Nothin’ but net in two sports
Looking ahead to Saturday, ESPN.com NBA Senior Writer Marc Stein is both nervous and excited.
His beloved Manchester City is facing Stoke City in the FA Cup final at London’s famed Wembley Stadium (on ESPN UK in England).
The source of the excitement and the nervousness is the same, because Stein — like every long-suffering City fan — has been waiting for 35 years since the club’s last major trophy.
Stein’s love affair with City began when he spent several summers in Israel as a youth and became an avid reader of SHOOT!, a weekly publication focusing on English soccer. He started reading it when he was 11 years old, knowing virtually nothing about the country’s geography or the league’s history.
But the first issue he picked up had City defender Tommy Caton on the back cover wearing the club’s traditional light blue shirt, similar to the one Stein’s youth team wore in Southern California.
And thus a City fan was born. Stein has been hooked ever since and later learned that Man City last won the FA Cup in 1969 — when he was one day old.
“That told me it was meant to be,” Stein said.
It wasn’t until Stein turned 27 that he saw City play in person, during his first trip to England, but he has returned every September since.
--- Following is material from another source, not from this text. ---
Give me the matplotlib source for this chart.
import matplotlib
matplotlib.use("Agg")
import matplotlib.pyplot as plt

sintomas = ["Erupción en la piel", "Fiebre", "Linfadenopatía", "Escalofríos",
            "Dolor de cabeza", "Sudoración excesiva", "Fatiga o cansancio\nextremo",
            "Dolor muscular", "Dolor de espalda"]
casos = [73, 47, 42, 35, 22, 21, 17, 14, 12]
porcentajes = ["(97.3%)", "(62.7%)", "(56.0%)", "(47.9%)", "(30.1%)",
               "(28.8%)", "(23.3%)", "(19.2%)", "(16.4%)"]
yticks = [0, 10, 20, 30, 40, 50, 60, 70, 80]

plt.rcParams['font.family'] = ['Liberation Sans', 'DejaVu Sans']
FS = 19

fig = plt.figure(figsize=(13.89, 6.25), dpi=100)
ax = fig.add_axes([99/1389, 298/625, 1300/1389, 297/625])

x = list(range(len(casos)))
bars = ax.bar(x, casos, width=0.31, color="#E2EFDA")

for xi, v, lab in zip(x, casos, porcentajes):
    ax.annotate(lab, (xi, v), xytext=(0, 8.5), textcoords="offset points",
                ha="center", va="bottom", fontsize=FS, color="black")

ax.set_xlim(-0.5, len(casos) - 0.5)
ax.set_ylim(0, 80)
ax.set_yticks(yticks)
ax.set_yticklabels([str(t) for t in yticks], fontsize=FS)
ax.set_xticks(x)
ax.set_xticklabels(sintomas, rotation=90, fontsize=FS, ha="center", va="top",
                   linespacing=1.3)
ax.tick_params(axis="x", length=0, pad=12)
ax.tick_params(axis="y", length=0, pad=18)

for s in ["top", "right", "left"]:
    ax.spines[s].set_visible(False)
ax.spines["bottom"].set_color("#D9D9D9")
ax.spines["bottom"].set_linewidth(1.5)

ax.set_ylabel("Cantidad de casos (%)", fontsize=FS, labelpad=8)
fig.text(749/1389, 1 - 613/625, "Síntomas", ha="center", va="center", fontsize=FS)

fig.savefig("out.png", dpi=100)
The last thing he does before every NBA season starts is visit Manchester to watch the Blues in person.
“This year has been special because I’ve had the unique opportunity to see City play in three different countries,” Stein said. “I saw them during their U.S. preseason tour in New Jersey and Baltimore, then in Austria in the Europa League and, of course, in England.
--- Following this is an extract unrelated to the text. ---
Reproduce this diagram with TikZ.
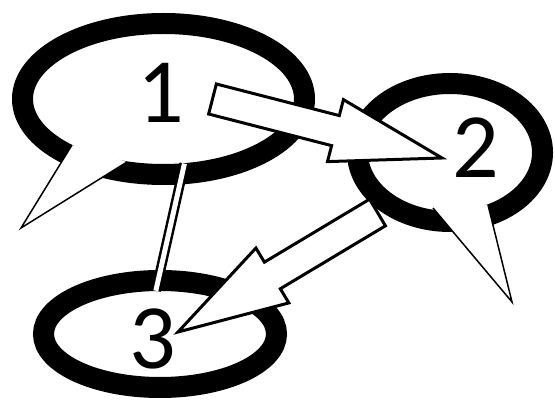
\documentclass[tikz,border=0pt]{standalone}
\usepackage{fontspec}
\setmainfont{Carlito}
\usetikzlibrary{shapes.geometric, calc}

\begin{document}
\begin{tikzpicture}[x=1pt, y=-1pt,
    bubble/.style={draw, ellipse, line width=21pt, inner sep=0pt, outer sep=0pt},
    digit/.style={font=\fontsize{92}{92}\selectfont, inner sep=0pt},
    tail/.style={draw, fill=white, line width=1.5pt},
    link/.style={draw, line width=2.5pt, double=white, double distance=5pt, shorten <=-10.5pt, shorten >=-10.5pt},
    fatarrow/.style={draw, fill=white, line width=3pt, line join=miter}]
    \useasboundingbox (0,0) rectangle (555,403);

    \node (One) [bubble, minimum width=282pt, minimum height=151pt, label={[digit, xshift=-2.5pt, yshift=6pt]center:1}] at (163.5,99) {};
    \node (Two) [bubble, minimum width=185pt, minimum height=138pt, node distance=286.5pt, right of=One, yshift=-53.5pt, label={[digit, xshift=26pt, yshift=4.5pt]center:2}] {};
    \node (Three) [bubble, minimum width=233pt, minimum height=107pt, node distance=235pt, below of=One, xshift=-3.5pt, label={[digit, xshift=-7pt, yshift=-5pt]center:3}] {};

    % tails of the bubbles
    \draw[tail] ($(One.center)+(-91.5,46)$) -- ($(One.center)+(-142.5,129)$) -- ($(One.center)+(-36.5,63)$);
    \draw[tail] ($(Two.center)+(-17,55.5)$) -- ($(Two.center)+(62,149.5)$) -- ($(Two.center)+(38,52.5)$);

    \draw[link] (One.-76) -- (Three.92);

    \coordinate (OneOut) at ($(One.center)+(49,0)$);
    \coordinate (TwoIn) at ($(Two.center)+(-8,5.5)$);
    \coordinate (TwoOut) at ($(Two.center)+(-72.5,60)$);
    \coordinate (ThreeIn) at ($(Three.center)+(18,-2)$);

    \foreach \src/\dst in {OneOut/TwoIn, TwoOut/ThreeIn} {
        \coordinate (head) at ($(\dst)!110pt!(\src)$);
        \draw[fatarrow] ($(\src)!15.5pt!90:(\dst)$) -- ($(head)!15.5pt!90:(\dst)$) -- ($(head)!32pt!90:(\dst)$) -- (\dst)
            -- ($(head)!32pt!-90:(\dst)$) -- ($(head)!15.5pt!-90:(\dst)$) -- ($(\src)!15.5pt!-90:(\dst)$) -- cycle;
    }
\end{tikzpicture}
\end{document}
“And luckily now, with pretty much all the games on TV, I never miss a match.”
Following the team, though, has not always been so easy.
As recently as 10 years ago, Stein felt fortunate to see a few City games on TV every season. He’d pray he could find City radio broadcasts on the Internet when necessary. In high school and college, even those options didn’t exist.
“The beauty of technology is that every year the world gets smaller and smaller,” Stein said.
“I’ll be watching SportsCenter while I’m working now and a City signing or transfer rumor will flash across the ESPN Bottom Line. It blows me away. Just two or three years ago, that was unfathomable.”
This is Stein’s 18th season covering the NBA — and his ninth for ESPN — but his passion for watching and playing soccer knows no bounds.
One of his most memorable experiences in journalism was signing a one-week contract with the Dallas Sidekicks of indoor fame to write a first-person story for the Dallas Morning News.
He’s also played in Steve Nash’s annual charity soccer match for the past three years, but Stein says: “Nash would be the first one to tell you that calling me a ‘player’ is a big, big stretch of the imagination.”
Stein hopes Man City beating Stoke to end that 35-year trophy drought is not such a leap.